A.M.: Porque havia cá homens…reais…gente nobre, claro. Agora não há cá ninguém como nesses tempos. Naqueles tempos havia aqui homens rijos e tesos.
A.M.: Deixe-me cá ver.
(E aponta para uma foto). (4) E diz:
Estes eram dos que cá andaram.
PE: Então lembra-se dos artistas cá andarem?
A.M.: Eles lá andavam nessas comédias com as raparigas…bem, com as mulheres, que elas eram uns mulherões. Eu não sei, mas agora já não há mulheres da estatura que aquelas tinham. As mulheres agora são mais pequeninas. (E arranca uma estrondosa gargalhada) Eram uns mulherões. Lembra-me muito bem. Eu já tinha idade.
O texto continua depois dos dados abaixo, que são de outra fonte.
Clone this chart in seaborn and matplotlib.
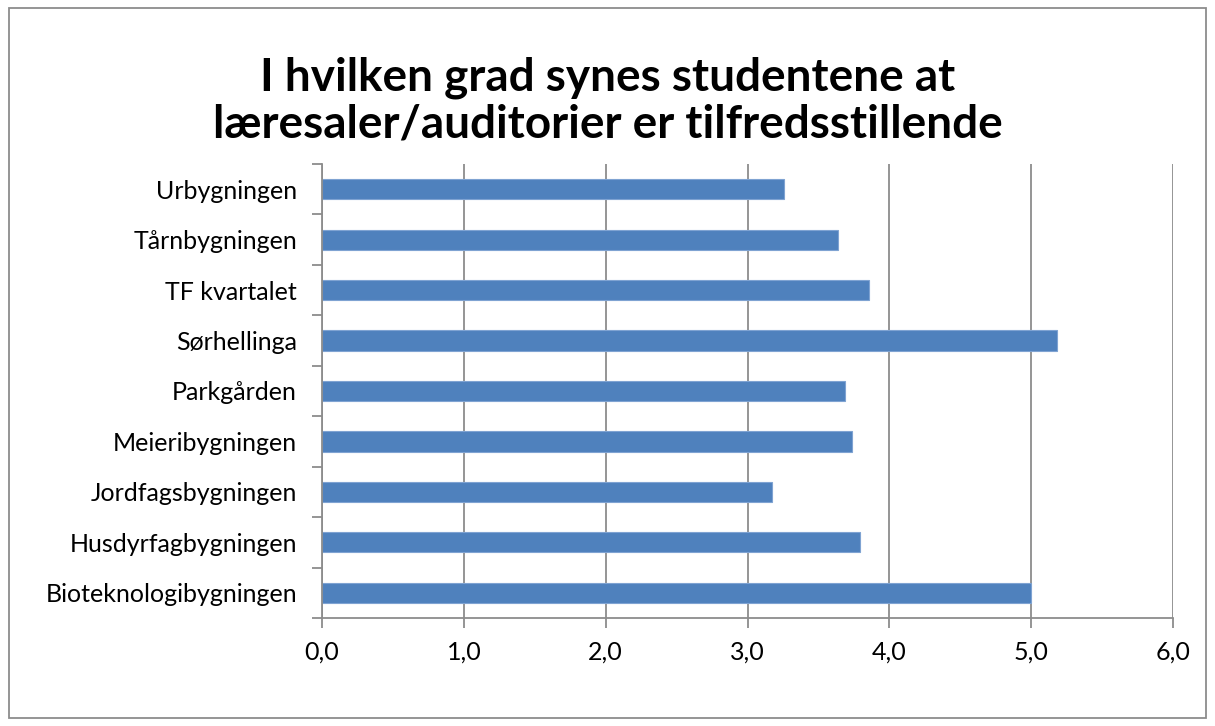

Já andava com os rebanhos por aí.
PE: Há uma fotografia que apresenta um casamento na Senhora da Saúde…
A.M.: Mas ainda não estava como agora…era terra em volta…não tinha escadaria nem muros.
PE: Convidaram pessoas daqui para serem figurantes, lembra-se?
A.M.: Sim…Sim…Então, eles traziam tanta gente. E carros! Transportavam tudo de carro. Não vinham a pé, pois já havia caminho. Eu lembro-me. Eu vi. Eu também era danado para ver. Entregava as ovelhas a um irmão meu e ia ver. Eu gostava de espreitar aquilo.
PE: Então lembra-se disso?
A.M.: Então não me lembra! Se lembro! Muito bem até. Aquilo era uma seita do “carago”, também lhe digo.
PE: O Sr. António tinha 14 anos. Portanto, uma idade que lhe permitiu registar o que se passou. Lembra-se se essa gente pernoitava em Valezim ou iam e vinham todos os dias?
A.M.: Iam e vinham.
P.E.: Para onde, não sabe?
A.M.: Era para Seia, porque o Zé Morgado (com carro de aluguer em Seia na época) é que os trazia e levava. O Zé Morgado tinha um carro…um carrão vermelho…aquilo andava! Eles andavam em dois carros, não era só um. E então não tinham lotação. Era os que cabiam.
P.E.: O Senhor António conheceu três homens na fotografia…
A.M.: Ah. Pois conheci. Eram os que estavam mais melhor de se conhecer. Naquele tempo Valezim era muito sossegado. Apareceu aqui aquela rapaziada…foi uma revolução, um desassossego… Pois foi. Todos gostavam de ver. Andaram a espreitar como eu. Eu já tinha 14 anos.